Il diritto dell’accusato di farsi assistere gratuitamente da un interprete, se non comprende o non parla la lingua usata in udienza, oltre ad essere già da tempo riconosciuto in varie convenzioni internazionali, è altresì riconducibile alla garanzia costituzionale del diritto di difesa ed al diritto al giusto processo.
Ai fini di un concreto ed effettivo esercizio del proprio diritto alla difesa, così come previsto dall’art. 24 della Costituzione, l’imputato deve infatti poter comprendere, nella lingua da lui conosciuta, il significato degli atti e delle attività processuali.
Inoltre, secondo quanto previsto dall’art. 111 della Costituzione, la legge assicura che “la persona accusata di un reato […] sia assistita da un interprete se non comprende o non parla la lingua impiegata nel processo”.

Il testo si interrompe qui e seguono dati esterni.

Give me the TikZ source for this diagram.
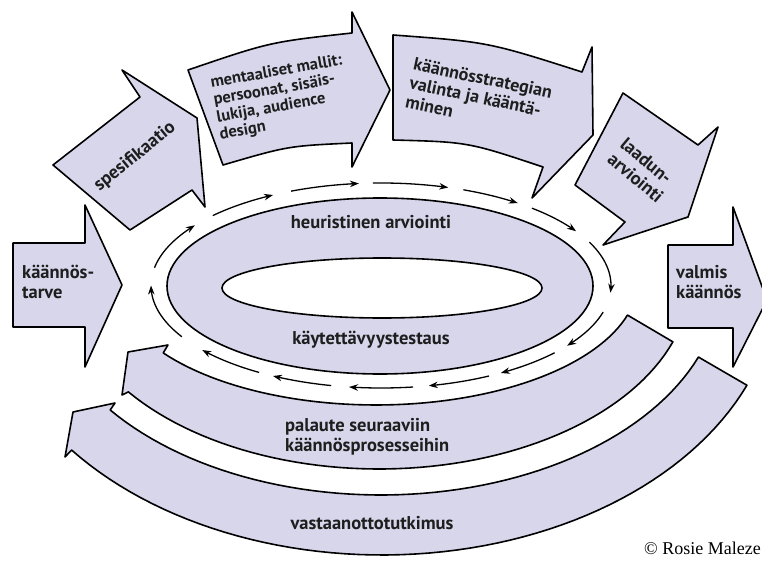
\documentclass[tikz,border=0pt]{standalone}
\usepackage{fontspec}
\usetikzlibrary{arrows.meta}
\setmainfont{PT Sans}
\newfontfamily\copyfont{Liberation Serif}
\definecolor{lav}{RGB}{216,214,235}
\definecolor{ink}{RGB}{30,30,30}
\begin{document}
\begin{tikzpicture}[x=1pt,y=-1pt,
	band/.style={draw=black,fill=lav,line width=1.6pt,line join=round},
	lbl/.style={font=\bfseries\fontsize{18.5}{20}\selectfont,text=ink,align=left,inner sep=0pt},
	runarr/.style={line width=1.3pt,-{Stealth[length=9pt,width=6.5pt]}}]
	\useasboundingbox (0,0) rectangle (762,561);
	\clip (0,0) rectangle (762,561);

	% steps along the top
	\draw[band] (13,243) -- (85,243) -- (85,205) -- (122,285) -- (85,367) -- (85,327) -- (13,327) -- cycle;
	\draw[band] (53,165) -- (140,97) -- (122,70) -- (197,118) -- (205,207) -- (192,190) -- (130,230) -- cycle;
	\draw[band] (188,70) .. controls (270,42) .. (352,33) -- (352,12) -- (390,90) -- (352,167) -- (352,143) .. controls (288,146) .. (223,165) -- cycle;
	\draw[band] (393,35) .. controls (488,42) .. (582,72) -- (592,47) -- (593,135) -- (532,198) -- (543,167) .. controls (468,142) .. (393,140) -- cycle;
	\draw[band] (623,93) -- (698,145) -- (718,127) -- (688,217) -- (603,245) -- (625,222) -- (575,185) -- cycle;
	\draw[band] (668,245) -- (733,245) -- (733,207) -- (767,300) -- (733,367) -- (733,328) -- (668,328) -- cycle;

	\node[lbl,anchor=west] (tarve) at (22,282) {käännös-\\tarve};
	\node[lbl,rotate=39] (spes) at (135,157) {spesifikaatio};
	\node[lbl,rotate=10,font=\bfseries\fontsize{16.5}{17.5}\selectfont] (malli) at (281,98) {mentaaliset mallit:\\persoonat, sisäis-\\lukija, audience\\design};
	\node[lbl,rotate=-12,font=\bfseries\fontsize{18}{19.5}\selectfont] (strat) at (479,97) {käännösstrategian\\valinta ja kääntä-\\minen};
	\node[lbl,rotate=-40] (laatu) at (642,170) {laadun-\\arviointi};
	\node[lbl,anchor=west] (valmis) at (676,282) {valmis\\käännös};

	% ring
	\draw[band,even odd rule] (380,286) ellipse [x radius=213,y radius=88] (382,288) ellipse [x radius=160,y radius=30];
	\node[lbl] (heur) at (371,222) {heuristinen arviointi};
	\node[lbl] (kayt) at (371,340) {käytettävyystestaus};

	% running arrows round the ring
	\foreach \a/\b in {150/180,190/216,223/242,247/264.5,268/287,291/306.5,311/328,335/364,375/396,401/418.6,422/438,442/458,462.5/478,482/501}
		\draw[runarr] plot[domain=\a:\b,samples=20] ({381+230*cos(\x)},{285.5+102.5*sin(\x)});

	% feedback bands
	\draw[band] plot[domain=16.3:144.3,samples=60] ({376+262*cos(\x)},{280+125*sin(\x)})
		-- (168,345) -- (128,352) -- (122,395)
		-- plot[domain=143.7:19.1,samples=60] ({379+311*cos(\x)},{280+189*sin(\x)}) -- cycle;
	\draw[band] plot[domain=21:142.8,samples=60] ({381+340*cos(\x)},{280+215*sin(\x)})
		-- (115,403) -- (73,412) -- (65,457)
		-- plot[domain=141.8:22.5,samples=60] ({382+395*cos(\x)},{280+275*sin(\x)}) -- cycle;
	\node[lbl,anchor=west] (palaute) at (285,437) {palaute seuraaviin\\käännösprosesseihin};
	\node[lbl] (vasta) at (372,523) {vastaanottotutkimus};

	\node[font=\copyfont\fontsize{18}{20}\selectfont,anchor=east,inner sep=0pt] (copy) at (761,548) {© Rosie Maleze};
\end{tikzpicture}
\end{document}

Sulla scorta di tali prinicipi, considerato che la figura dell’interprete di parte differisce sia dal consulente tecnico di parte (che può essere nominato da chi sia ammesso al patrocinio) sia dall’interprete nominato dal giudice, La Corte Costituzionale ha dichiarato «l’illegittimità costituzionale dell’art. 102 del d.P.R. 30 maggio 2002, n. 115 (Testo unico delle disposizioni legislative e regolamentari in materia di spese di giustizia), nella parte in cui non prevede la possibilità, per lo straniero ammesso al patrocinio a spese dello Stato che non conosce la lingua italiana, di nominare un proprio interprete».